- Born: Samuel Broidy June 14, 1905 Malden, Massachusetts, U.S.
- Died: April 28, 1991 (aged 85) Los Angeles, California, U.S.
- Resting place: Hillside Cemetery
- Education: Boston University (did not graduate)
- Occupation: Film Executive
- Children: 2 sons, 1 daughter

= Steve Broidy =

American motion picture industry executive

Samuel “Steve” Broidy (June 14, 1905 - April 28, 1991) was an American executive in the U.S. motion picture industry.

==Early life==
Samuel Broidy was born on June 14, 1905, in Malden, Massachusetts. He attended Boston University, but he was forced to drop out because of the Great Depression.

==Career==
Broidy entered the film industry as a salesman for Universal Studios in 1926. In 1931, he began working for Warner Bros. Studios. He joined Monogram Pictures in 1933 as Boston sales manager and in 1940 was elected to the board of directors and named vice president and general sales manager. As V.P., Broidy took charge of operations early in 1945 and later that year was named president. In 1946 Broidy formed Allied Artists Productions and Monogram changed to that name in 1953.

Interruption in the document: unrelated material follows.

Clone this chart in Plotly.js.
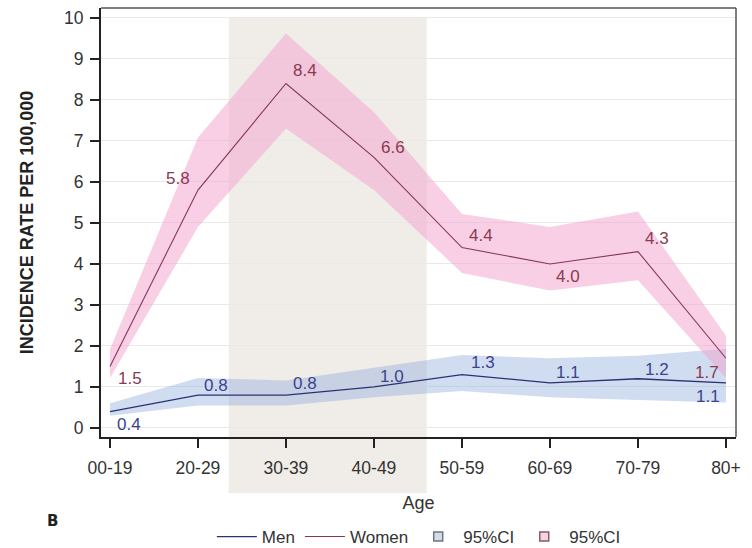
<!DOCTYPE html>
<html>
<head>
<meta charset="utf-8">
<script src="https://cdn.plot.ly/plotly-3.0.1.min.js"></script>
<style>
  html, body { margin: 0; padding: 0; background: #fff; }
  #chart { width: 752px; height: 548px; }
</style>
</head>
<body>
<div id="chart"></div>
<script>
// Age groups
const ageGroups = ['00-19', '20-29', '30-39', '40-49', '50-59', '60-69', '70-79', '80+'];

// Incidence rate per 100,000 — men
const menRate  = [0.4, 0.8, 0.8, 1.0, 1.3, 1.1, 1.2, 1.1];
const menLow   = [0.3, 0.55, 0.55, 0.75, 0.9, 0.75, 0.68, 0.62];
const menHigh  = [0.6, 1.22, 1.16, 1.47, 1.78, 1.7, 1.76, 1.93];

// Incidence rate per 100,000 — women
const womenRate = [1.5, 5.8, 8.4, 6.6, 4.4, 4.0, 4.3, 1.7];
const womenLow  = [1.22, 4.9, 7.3, 5.8, 3.78, 3.35, 3.6, 1.22];
const womenHigh = [1.92, 7.08, 9.62, 7.7, 5.22, 4.9, 5.28, 2.25];

// Highlighted age span (in category index units)
const highlightSpan = [1.35, 3.6];

const FONT = 'Liberation Sans, Arial, sans-serif';
const MEN_LINE = '#2b3170';
const WOMEN_LINE = '#84375a';
const MEN_TEXT = '#3a4390';
const WOMEN_TEXT = '#8b3a50';
const MEN_BAND = 'rgba(150,178,222,0.45)';
const WOMEN_BAND = 'rgba(244,160,205,0.5)';

const traces = [
  // men confidence band
  { x: ageGroups, y: menHigh, type: 'scatter', mode: 'lines',
    line: { width: 0, color: 'rgba(0,0,0,0)' }, showlegend: false, hoverinfo: 'skip' },
  { x: ageGroups, y: menLow, type: 'scatter', mode: 'lines', showlegend: false,
    fill: 'tonexty', fillcolor: MEN_BAND, line: { width: 0, color: 'rgba(0,0,0,0)' } },
  // women confidence band
  { x: ageGroups, y: womenHigh, type: 'scatter', mode: 'lines',
    line: { width: 0, color: 'rgba(0,0,0,0)' }, showlegend: false, hoverinfo: 'skip' },
  { x: ageGroups, y: womenLow, type: 'scatter', mode: 'lines', showlegend: false,
    fill: 'tonexty', fillcolor: WOMEN_BAND, line: { width: 0, color: 'rgba(0,0,0,0)' } },
  // rate lines
  { x: ageGroups, y: menRate, type: 'scatter', mode: 'lines', name: 'Men',
    line: { color: MEN_LINE, width: 1.3 } },
  { x: ageGroups, y: womenRate, type: 'scatter', mode: 'lines', name: 'Women',
    line: { color: WOMEN_LINE, width: 1.1 } },
  // legend keys for the two confidence bands
  { x: [null], y: [null], type: 'scatter', mode: 'markers', name: '95%CI',
    marker: { symbol: 'square', size: 9, color: '#d6dcea', line: { color: '#6e7480', width: 1.5 } } },
  { x: [null], y: [null], type: 'scatter', mode: 'markers', name: '95%CI',
    marker: { symbol: 'square', size: 9, color: '#f6d3e2', line: { color: '#8a5a6e', width: 1.5 } } }
];

// Label offsets (pixels) for each point's value label
const womenShiftX = [20, -20, 19, 19, 19, 18, 19, -19];
const womenShiftY = [-12, 12, 13, 10, 12, -13, 13, -14];
const menShiftX   = [19, 18, 19, 18, 21, 18, 19, -18];
const menShiftY   = [-13, 10, 12, 10, 12, 10, 9, -14];

const PLOT = { l: 101, r: 16, t: 8, b: 111 };
const plotW = 752 - PLOT.l - PLOT.r;
const plotH = 548 - PLOT.t - PLOT.b;
// convert a pixel position on the page into paper coordinates
const px = x => (x - PLOT.l) / plotW;
const py = y => (548 - PLOT.b - y) / plotH;

const annotations = [];
ageGroups.forEach((g, i) => {
  annotations.push({
    x: g, y: womenRate[i], xref: 'x', yref: 'y', text: womenRate[i].toFixed(1),
    showarrow: false, xshift: womenShiftX[i], yshift: womenShiftY[i],
    font: { family: FONT, size: 17, color: WOMEN_TEXT }
  });
  annotations.push({
    x: g, y: menRate[i], xref: 'x', yref: 'y', text: menRate[i].toFixed(1),
    showarrow: false, xshift: menShiftX[i], yshift: menShiftY[i],
    font: { family: FONT, size: 17, color: MEN_TEXT }
  });
});
// panel letter
annotations.push({
  x: px(52), y: py(521), xref: 'paper', yref: 'paper', xanchor: 'center', yanchor: 'middle',
  text: '<b>B</b>', showarrow: false, font: { family: 'DejaVu Sans, sans-serif', size: 15, color: '#222' }
});

const layout = {
  width: 752, height: 548,
  margin: { l: PLOT.l, r: PLOT.r, t: PLOT.t, b: PLOT.b },
  paper_bgcolor: '#ffffff',
  plot_bgcolor: 'rgba(0,0,0,0)',
  font: { family: FONT, size: 17, color: '#333' },
  showlegend: true,
  legend: {
    orientation: 'h', traceorder: 'normal',
    xref: 'container', yref: 'container',
    x: 0.557, xanchor: 'center', y: 11 / 548, yanchor: 'middle',
    font: { family: FONT, size: 17, color: '#333' }, bgcolor: 'rgba(0,0,0,0)',
    tracegroupgap: 0, itemwidth: 40
  },
  xaxis: {
    type: 'category', range: [-0.102, 7.114],
    showline: true, linecolor: '#222', linewidth: 2, mirror: false,
    ticks: 'outside', ticklen: 9, tickwidth: 1.5, tickcolor: '#222',
    ticklabelstandoff: 5,
    showgrid: false, zeroline: false, automargin: false,
    tickfont: { family: FONT, size: 17.5, color: '#333' },
    title: { text: 'Age', font: { family: FONT, size: 18, color: '#333' }, standoff: 19 }
  },
  yaxis: {
    range: [-0.22, 10.24], dtick: 1, tick0: 0,
    showline: true, linecolor: '#222', linewidth: 2,
    ticks: 'outside', ticklen: 9, tickwidth: 1.5, tickcolor: '#222',
    ticklabelstandoff: 3,
    showgrid: true, gridcolor: '#e9e9e9', gridwidth: 1, zeroline: false, automargin: false,
    tickfont: { family: FONT, size: 17.5, color: '#333' },
    title: { text: '<b>INCIDENCE RATE PER 100,000</b>', font: { family: FONT, size: 18, color: '#222' }, standoff: 26 }
  },
  shapes: [
    { type: 'rect', layer: 'below', xref: 'x', yref: 'paper',
      x0: highlightSpan[0], x1: highlightSpan[1], y0: py(493), y1: py(18),
      fillcolor: '#f0ece8', line: { width: 0 } },
    // top and right frame of the plot area
    { type: 'line', xref: 'paper', yref: 'paper', x0: 0, x1: 1, y0: 1, y1: 1,
      line: { color: '#555', width: 1.5 } },
    { type: 'line', xref: 'paper', yref: 'paper', x0: 1, x1: 1, y0: 0, y1: 1,
      line: { color: '#555', width: 1.5 } }
  ],
  annotations: annotations
};

Plotly.newPlot('chart', traces, layout, { displayModeBar: false, staticPlot: true });
</script>
</body>
</html>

He remained president of Allied Artists until 1965, when he left to form his own company, Motion Pictures International. As an independent, Broidy produced Good Times (Columbia), The Fox (Claridge Pictures, 1967), and 80 Steps to Jonah (Warner Bros.-Seven Arts, 1969). He also produced, uncredited, The Poseidon Adventure in 1972.

==Philanthropy==
An active philanthropist, he received the Jean Hersholt Humanitarian Award from the Academy of Motion Picture Arts and Sciences in 1962, and was Founding Life Chairman of Cedars-Sinai Medical Center in Los Angeles. Broidy served on the MPAA Board of Governors from June 1960 through May 1969, and was their Second Vice President from 1967 to 1968. President of Temple Israel of Hollywood 1953-54.

==Personal life==
Broidy had two sons, Arthur and Steven Broidy, and a daughter, Eleanor Sattinger.

==Death==
Broidy died in 1991 in Los Angeles, California, following a heart attack, at the age of 85.